Your copy should be exact, beginning at the line containing "Write a Python script that recreates this chart with matplotlib." and ending at the line containing "fig.add_artist(Line2D([0, 1], [1", with both lines kept and every picture dropped.

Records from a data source
|---|

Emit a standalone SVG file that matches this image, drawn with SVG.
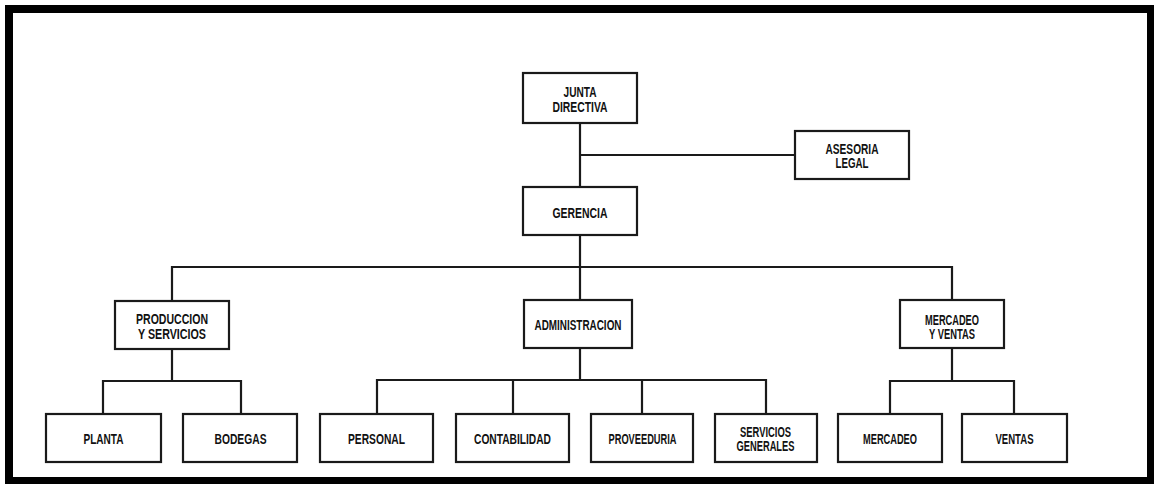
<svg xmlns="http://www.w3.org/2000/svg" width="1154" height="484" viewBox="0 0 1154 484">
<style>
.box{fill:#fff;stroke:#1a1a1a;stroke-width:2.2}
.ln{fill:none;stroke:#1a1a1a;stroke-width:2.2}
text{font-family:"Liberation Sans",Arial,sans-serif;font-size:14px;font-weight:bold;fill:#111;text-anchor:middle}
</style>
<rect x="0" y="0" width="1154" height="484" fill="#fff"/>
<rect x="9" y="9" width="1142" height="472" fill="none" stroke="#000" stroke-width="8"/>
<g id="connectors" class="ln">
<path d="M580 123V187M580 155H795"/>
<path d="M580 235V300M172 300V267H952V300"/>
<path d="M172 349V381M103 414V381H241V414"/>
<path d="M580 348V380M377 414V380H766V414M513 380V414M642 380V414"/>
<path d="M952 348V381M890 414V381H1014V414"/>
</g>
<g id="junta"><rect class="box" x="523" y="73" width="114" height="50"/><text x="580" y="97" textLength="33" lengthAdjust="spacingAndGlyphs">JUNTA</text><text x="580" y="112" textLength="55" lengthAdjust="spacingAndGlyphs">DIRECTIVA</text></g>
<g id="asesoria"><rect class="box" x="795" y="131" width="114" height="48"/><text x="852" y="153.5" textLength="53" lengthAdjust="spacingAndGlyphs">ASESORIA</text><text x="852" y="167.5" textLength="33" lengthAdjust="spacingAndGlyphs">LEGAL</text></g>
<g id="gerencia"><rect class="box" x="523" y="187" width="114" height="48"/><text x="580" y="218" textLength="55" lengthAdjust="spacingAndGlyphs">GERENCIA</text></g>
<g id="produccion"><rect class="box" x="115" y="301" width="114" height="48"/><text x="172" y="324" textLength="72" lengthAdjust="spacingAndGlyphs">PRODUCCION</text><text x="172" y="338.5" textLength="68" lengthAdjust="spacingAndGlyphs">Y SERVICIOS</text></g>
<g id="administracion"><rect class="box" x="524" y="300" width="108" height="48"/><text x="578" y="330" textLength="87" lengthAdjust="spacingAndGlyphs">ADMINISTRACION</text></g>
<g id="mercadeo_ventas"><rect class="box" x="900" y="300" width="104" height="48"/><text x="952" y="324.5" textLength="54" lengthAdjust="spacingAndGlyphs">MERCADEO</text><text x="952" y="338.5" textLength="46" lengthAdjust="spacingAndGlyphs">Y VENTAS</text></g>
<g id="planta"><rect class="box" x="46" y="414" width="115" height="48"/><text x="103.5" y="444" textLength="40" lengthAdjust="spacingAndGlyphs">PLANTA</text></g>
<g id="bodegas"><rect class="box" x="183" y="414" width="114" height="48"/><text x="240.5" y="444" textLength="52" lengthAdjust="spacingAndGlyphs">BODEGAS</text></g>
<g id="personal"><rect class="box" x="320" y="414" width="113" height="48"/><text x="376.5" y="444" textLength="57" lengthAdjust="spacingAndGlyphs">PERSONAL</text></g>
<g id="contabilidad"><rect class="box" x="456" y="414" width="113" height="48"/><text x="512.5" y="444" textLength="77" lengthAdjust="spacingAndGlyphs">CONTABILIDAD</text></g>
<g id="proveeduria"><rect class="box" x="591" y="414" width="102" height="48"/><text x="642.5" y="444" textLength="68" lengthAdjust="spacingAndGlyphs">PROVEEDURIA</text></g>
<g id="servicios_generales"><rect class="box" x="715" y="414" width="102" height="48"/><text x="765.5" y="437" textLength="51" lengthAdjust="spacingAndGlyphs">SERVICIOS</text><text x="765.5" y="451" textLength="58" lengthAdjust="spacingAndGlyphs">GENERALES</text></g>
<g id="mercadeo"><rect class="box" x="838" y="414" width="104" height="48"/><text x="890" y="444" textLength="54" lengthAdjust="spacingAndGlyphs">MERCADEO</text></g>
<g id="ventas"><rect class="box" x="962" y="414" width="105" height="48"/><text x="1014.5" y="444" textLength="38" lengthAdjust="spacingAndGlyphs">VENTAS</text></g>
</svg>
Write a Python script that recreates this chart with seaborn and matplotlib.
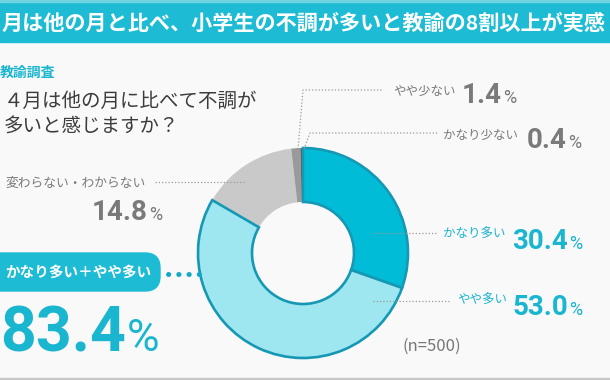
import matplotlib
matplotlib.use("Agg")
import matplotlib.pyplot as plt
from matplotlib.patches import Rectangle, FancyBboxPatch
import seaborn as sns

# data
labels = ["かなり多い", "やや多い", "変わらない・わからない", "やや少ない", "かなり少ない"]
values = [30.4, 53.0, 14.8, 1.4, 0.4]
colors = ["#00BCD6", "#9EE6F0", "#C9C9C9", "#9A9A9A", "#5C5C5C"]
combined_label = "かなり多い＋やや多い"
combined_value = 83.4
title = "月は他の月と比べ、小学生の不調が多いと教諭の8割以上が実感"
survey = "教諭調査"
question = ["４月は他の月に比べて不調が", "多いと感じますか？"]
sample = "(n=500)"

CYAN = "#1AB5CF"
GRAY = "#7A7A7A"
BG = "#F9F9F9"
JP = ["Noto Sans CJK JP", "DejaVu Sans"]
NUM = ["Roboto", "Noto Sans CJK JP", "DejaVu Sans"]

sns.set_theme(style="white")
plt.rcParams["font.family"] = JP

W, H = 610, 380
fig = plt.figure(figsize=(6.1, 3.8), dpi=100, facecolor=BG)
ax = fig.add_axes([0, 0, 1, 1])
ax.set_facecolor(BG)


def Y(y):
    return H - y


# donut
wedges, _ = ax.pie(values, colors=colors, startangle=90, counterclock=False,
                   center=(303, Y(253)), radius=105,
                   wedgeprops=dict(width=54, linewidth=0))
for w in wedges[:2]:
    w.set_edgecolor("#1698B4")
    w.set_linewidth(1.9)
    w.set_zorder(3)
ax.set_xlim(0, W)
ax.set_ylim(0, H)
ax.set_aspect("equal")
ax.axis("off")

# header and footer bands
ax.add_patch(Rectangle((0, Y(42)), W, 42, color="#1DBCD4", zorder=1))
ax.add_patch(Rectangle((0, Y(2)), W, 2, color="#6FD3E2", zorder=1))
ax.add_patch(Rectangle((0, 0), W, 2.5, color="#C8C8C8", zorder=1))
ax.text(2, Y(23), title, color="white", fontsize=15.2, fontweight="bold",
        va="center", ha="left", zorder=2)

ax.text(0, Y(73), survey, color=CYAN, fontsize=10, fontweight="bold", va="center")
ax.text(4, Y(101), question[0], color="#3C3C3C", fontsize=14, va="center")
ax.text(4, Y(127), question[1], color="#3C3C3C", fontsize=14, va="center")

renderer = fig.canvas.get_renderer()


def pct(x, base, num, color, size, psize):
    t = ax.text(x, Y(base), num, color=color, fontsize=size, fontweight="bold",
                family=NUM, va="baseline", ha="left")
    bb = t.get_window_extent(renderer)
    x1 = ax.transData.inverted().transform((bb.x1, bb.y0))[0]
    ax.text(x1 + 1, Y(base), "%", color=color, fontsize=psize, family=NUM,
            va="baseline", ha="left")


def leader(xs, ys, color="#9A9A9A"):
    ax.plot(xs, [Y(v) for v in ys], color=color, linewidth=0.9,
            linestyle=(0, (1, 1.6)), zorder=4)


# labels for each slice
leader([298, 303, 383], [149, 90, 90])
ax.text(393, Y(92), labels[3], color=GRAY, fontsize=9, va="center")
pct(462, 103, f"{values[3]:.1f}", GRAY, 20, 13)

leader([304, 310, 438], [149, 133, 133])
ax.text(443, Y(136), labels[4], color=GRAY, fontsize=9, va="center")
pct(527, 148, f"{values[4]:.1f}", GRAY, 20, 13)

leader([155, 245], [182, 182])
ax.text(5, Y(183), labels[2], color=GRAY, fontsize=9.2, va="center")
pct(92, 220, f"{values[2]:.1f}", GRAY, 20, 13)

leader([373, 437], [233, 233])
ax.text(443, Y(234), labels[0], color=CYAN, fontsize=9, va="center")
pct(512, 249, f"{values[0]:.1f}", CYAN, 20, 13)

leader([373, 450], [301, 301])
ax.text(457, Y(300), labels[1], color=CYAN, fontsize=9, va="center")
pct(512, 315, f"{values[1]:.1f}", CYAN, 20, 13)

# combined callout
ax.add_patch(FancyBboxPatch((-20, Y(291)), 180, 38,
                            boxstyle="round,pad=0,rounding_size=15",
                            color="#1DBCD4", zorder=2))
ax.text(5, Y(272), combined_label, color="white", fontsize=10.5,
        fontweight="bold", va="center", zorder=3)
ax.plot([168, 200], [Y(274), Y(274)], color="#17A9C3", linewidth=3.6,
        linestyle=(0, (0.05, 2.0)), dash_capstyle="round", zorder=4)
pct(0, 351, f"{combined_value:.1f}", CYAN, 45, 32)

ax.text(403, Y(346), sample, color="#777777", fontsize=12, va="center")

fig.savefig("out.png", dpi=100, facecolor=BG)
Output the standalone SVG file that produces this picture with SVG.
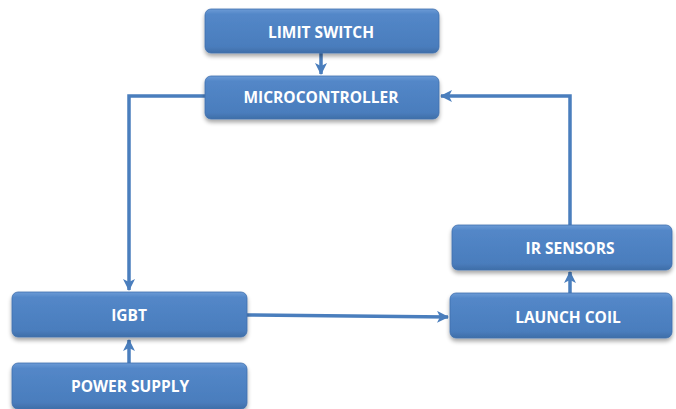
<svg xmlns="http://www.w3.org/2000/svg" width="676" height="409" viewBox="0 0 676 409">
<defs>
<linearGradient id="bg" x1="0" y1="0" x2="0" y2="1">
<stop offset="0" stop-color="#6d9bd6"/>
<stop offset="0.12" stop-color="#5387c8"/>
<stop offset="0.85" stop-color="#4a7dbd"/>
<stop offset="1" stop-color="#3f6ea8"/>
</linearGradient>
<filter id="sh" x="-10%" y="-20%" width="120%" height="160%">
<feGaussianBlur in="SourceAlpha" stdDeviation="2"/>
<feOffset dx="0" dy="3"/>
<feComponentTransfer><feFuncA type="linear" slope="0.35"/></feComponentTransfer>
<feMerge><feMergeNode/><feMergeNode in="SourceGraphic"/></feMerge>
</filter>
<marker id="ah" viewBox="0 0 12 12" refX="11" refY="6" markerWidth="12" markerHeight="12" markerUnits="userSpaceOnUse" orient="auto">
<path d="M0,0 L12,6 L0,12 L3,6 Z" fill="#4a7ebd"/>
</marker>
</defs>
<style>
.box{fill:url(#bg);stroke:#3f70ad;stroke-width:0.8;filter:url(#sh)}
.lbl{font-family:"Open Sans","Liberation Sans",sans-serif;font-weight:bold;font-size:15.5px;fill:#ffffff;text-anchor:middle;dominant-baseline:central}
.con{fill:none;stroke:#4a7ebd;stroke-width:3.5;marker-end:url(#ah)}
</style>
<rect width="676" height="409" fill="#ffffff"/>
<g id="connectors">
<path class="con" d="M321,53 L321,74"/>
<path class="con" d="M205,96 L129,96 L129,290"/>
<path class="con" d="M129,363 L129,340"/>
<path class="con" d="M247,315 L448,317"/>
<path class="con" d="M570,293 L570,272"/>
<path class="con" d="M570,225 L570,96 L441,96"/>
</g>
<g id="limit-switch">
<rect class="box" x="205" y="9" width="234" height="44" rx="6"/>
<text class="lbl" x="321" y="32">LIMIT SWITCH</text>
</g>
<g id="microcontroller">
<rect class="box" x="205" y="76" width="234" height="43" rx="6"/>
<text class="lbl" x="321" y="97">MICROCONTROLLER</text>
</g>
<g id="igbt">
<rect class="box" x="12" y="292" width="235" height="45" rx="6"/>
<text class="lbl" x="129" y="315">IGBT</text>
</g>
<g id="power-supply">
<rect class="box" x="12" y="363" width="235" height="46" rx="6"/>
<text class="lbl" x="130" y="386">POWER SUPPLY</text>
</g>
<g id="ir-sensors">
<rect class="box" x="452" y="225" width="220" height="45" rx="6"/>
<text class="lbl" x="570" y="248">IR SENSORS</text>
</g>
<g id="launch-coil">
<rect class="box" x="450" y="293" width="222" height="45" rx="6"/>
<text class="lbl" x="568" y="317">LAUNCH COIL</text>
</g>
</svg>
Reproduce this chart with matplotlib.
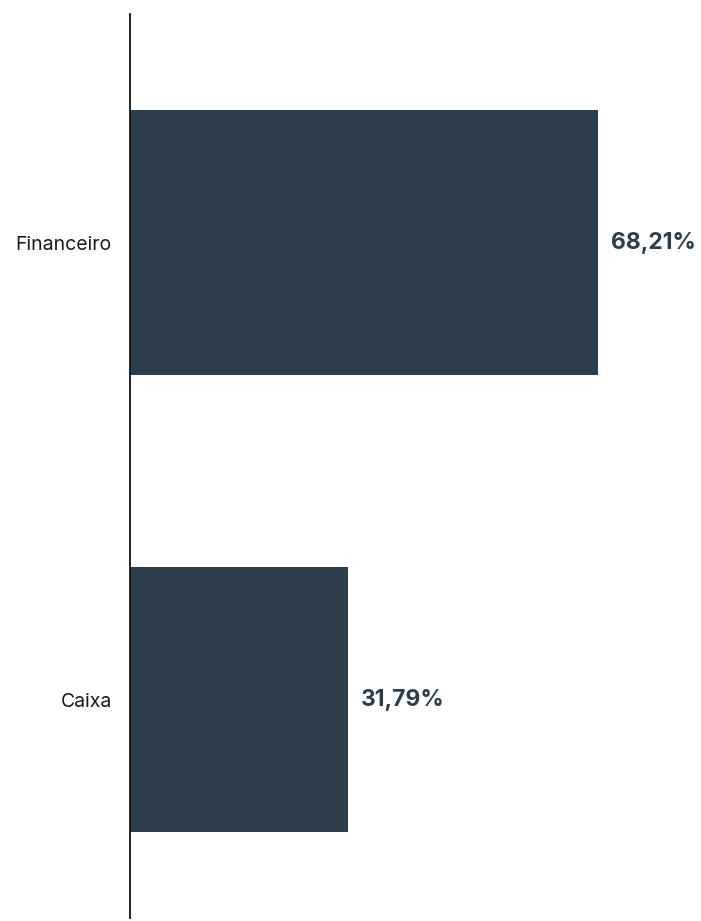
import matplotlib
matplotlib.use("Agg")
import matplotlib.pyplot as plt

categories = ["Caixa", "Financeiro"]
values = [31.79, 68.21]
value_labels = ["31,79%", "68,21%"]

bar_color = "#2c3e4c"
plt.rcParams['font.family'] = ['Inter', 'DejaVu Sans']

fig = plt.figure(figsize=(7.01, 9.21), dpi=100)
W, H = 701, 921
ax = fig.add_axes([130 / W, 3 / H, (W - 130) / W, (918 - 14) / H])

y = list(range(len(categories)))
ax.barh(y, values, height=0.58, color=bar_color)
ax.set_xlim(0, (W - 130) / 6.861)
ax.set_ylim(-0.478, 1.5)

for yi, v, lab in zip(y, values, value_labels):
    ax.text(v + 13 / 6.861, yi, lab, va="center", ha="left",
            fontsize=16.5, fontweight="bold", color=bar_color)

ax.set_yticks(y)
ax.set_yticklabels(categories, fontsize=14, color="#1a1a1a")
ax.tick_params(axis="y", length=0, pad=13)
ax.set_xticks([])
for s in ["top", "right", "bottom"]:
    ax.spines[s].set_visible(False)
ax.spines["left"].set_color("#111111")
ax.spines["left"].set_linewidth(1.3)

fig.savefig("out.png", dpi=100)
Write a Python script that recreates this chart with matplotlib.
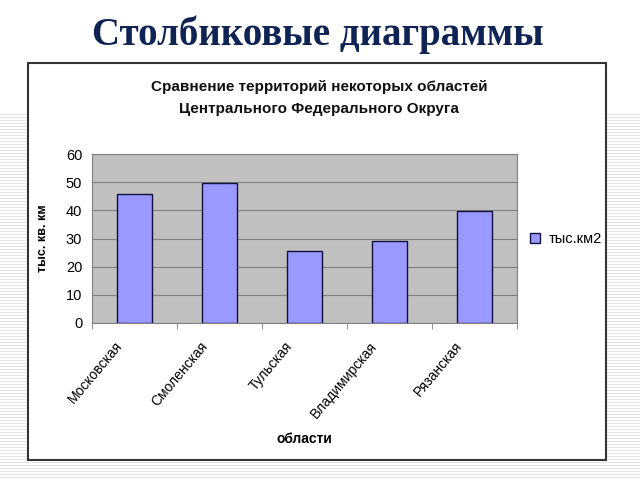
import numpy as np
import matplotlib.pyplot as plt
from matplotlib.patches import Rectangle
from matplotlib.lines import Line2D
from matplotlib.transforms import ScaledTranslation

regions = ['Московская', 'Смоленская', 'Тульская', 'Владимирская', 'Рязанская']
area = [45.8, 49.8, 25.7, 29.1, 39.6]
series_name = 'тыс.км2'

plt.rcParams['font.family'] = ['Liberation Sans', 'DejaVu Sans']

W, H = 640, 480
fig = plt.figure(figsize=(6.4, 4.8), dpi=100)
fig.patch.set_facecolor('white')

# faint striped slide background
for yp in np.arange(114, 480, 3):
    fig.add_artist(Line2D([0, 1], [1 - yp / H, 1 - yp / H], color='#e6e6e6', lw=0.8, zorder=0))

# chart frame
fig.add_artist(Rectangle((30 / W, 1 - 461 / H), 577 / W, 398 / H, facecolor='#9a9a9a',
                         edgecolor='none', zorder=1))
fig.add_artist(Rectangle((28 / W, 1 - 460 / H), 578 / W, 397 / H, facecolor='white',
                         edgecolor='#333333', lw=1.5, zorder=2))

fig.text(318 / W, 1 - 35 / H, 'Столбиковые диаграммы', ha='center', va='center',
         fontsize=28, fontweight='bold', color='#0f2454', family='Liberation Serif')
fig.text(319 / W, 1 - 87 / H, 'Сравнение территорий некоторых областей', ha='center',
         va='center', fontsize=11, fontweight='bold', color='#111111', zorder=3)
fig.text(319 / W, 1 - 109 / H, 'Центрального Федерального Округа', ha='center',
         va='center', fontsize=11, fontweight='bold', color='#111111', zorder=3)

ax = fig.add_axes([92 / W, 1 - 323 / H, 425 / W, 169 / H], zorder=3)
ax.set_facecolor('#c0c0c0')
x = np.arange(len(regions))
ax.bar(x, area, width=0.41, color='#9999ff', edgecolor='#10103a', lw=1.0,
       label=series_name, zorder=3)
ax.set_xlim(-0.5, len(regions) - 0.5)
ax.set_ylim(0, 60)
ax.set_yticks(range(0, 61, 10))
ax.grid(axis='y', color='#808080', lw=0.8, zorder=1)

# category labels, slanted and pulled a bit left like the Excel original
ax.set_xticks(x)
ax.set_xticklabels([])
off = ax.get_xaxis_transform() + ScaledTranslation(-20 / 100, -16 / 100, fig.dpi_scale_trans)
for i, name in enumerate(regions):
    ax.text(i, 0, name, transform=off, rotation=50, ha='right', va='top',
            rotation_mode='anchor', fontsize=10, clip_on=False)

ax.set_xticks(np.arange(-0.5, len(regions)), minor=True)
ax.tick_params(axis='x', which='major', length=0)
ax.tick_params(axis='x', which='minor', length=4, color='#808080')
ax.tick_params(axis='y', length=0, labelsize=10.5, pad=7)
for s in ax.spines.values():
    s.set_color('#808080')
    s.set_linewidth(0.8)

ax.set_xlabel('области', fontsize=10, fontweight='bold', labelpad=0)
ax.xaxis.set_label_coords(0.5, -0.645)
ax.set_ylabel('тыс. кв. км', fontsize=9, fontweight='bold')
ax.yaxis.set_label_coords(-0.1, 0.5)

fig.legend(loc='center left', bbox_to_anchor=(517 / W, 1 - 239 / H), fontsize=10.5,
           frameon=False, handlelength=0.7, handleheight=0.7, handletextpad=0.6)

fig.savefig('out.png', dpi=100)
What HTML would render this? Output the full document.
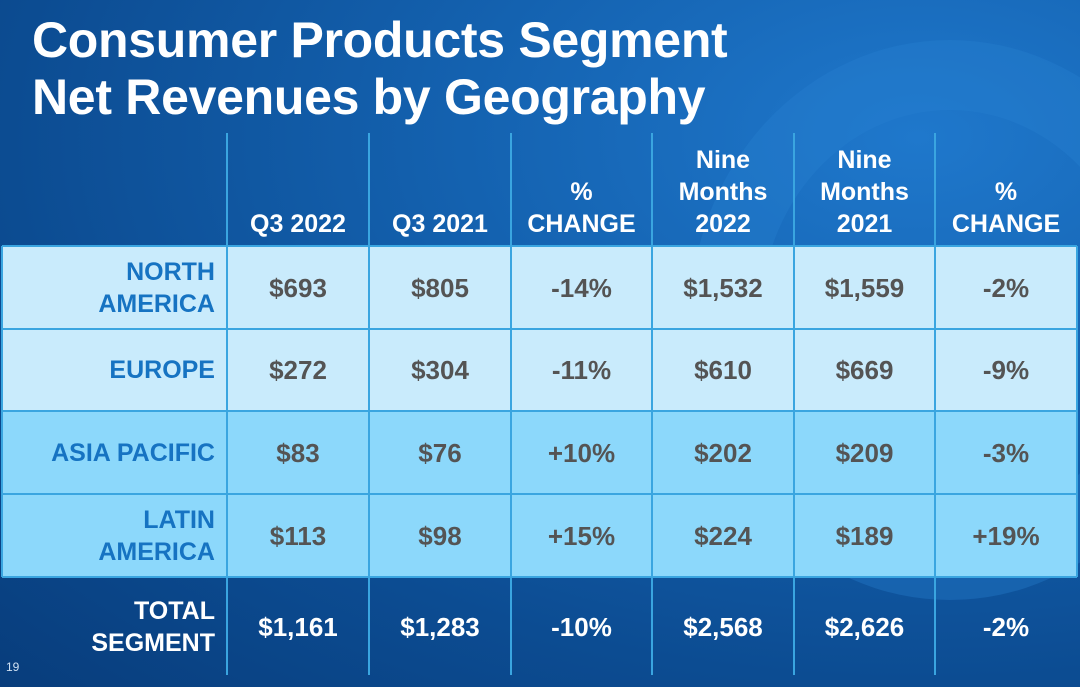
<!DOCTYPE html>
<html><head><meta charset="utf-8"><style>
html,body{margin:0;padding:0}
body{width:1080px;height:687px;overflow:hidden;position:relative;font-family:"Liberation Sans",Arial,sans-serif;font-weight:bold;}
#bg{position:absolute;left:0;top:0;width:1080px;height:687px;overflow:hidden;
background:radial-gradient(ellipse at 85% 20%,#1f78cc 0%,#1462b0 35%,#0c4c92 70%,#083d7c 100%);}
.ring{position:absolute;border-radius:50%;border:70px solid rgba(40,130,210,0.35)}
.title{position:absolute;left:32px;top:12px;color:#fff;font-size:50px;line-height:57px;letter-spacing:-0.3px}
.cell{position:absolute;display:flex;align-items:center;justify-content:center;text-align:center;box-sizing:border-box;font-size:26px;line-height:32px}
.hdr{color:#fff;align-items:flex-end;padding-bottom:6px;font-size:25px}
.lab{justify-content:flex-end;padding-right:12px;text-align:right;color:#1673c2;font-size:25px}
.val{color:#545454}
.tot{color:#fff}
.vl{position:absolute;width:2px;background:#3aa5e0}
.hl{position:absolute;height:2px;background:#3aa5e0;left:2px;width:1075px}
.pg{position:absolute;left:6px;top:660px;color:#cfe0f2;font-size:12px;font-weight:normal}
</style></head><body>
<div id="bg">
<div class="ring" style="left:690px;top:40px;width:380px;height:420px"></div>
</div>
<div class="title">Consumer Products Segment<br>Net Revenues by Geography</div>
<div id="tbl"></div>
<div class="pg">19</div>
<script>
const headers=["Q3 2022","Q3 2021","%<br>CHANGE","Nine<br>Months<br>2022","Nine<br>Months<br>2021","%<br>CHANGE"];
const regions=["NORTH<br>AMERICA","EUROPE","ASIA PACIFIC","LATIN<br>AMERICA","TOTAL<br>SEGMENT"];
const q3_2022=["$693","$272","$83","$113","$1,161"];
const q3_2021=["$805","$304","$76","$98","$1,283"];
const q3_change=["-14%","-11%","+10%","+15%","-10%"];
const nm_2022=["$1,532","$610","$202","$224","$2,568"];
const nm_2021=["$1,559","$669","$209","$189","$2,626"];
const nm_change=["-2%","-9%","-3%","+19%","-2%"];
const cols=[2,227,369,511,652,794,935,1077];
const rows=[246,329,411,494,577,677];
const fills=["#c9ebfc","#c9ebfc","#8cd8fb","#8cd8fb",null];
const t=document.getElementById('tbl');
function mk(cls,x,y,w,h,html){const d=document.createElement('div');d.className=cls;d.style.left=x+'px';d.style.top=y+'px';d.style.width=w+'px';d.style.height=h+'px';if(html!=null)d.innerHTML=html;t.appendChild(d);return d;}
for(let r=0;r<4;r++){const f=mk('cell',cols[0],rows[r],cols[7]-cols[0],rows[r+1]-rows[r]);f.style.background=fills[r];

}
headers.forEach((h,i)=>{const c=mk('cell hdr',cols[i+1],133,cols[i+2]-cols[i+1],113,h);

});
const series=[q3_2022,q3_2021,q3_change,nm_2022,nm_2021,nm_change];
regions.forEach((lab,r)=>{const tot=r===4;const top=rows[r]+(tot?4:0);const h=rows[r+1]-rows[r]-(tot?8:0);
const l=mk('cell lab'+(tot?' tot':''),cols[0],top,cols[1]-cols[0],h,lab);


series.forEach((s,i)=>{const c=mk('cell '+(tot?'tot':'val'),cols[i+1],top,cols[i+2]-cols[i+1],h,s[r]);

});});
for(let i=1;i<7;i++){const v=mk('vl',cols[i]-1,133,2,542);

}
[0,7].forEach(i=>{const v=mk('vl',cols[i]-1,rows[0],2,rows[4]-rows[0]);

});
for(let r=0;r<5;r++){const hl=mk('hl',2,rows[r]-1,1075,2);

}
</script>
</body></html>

|---|

> **Answer below**:
Write a Python script that recreates this chart with matplotlib.
import numpy as np
import matplotlib.pyplot as plt
from matplotlib.patches import Rectangle
from matplotlib.lines import Line2D
from matplotlib.transforms import ScaledTranslation

regions = ['Московская', 'Смоленская', 'Тульская', 'Владимирская', 'Рязанская']
area = [45.8, 49.8, 25.7, 29.1, 39.6]
series_name = 'тыс.км2'

plt.rcParams['font.family'] = ['Liberation Sans', 'DejaVu Sans']

W, H = 640, 480
fig = plt.figure(figsize=(6.4, 4.8), dpi=100)
fig.patch.set_facecolor('white')

# faint striped slide background
for yp in np.arange(114, 480, 3):
    fig.add_artist(Line2D([0, 1], [1 - yp / H, 1 - yp / H], color='#e6e6e6', lw=0.8, zorder=0))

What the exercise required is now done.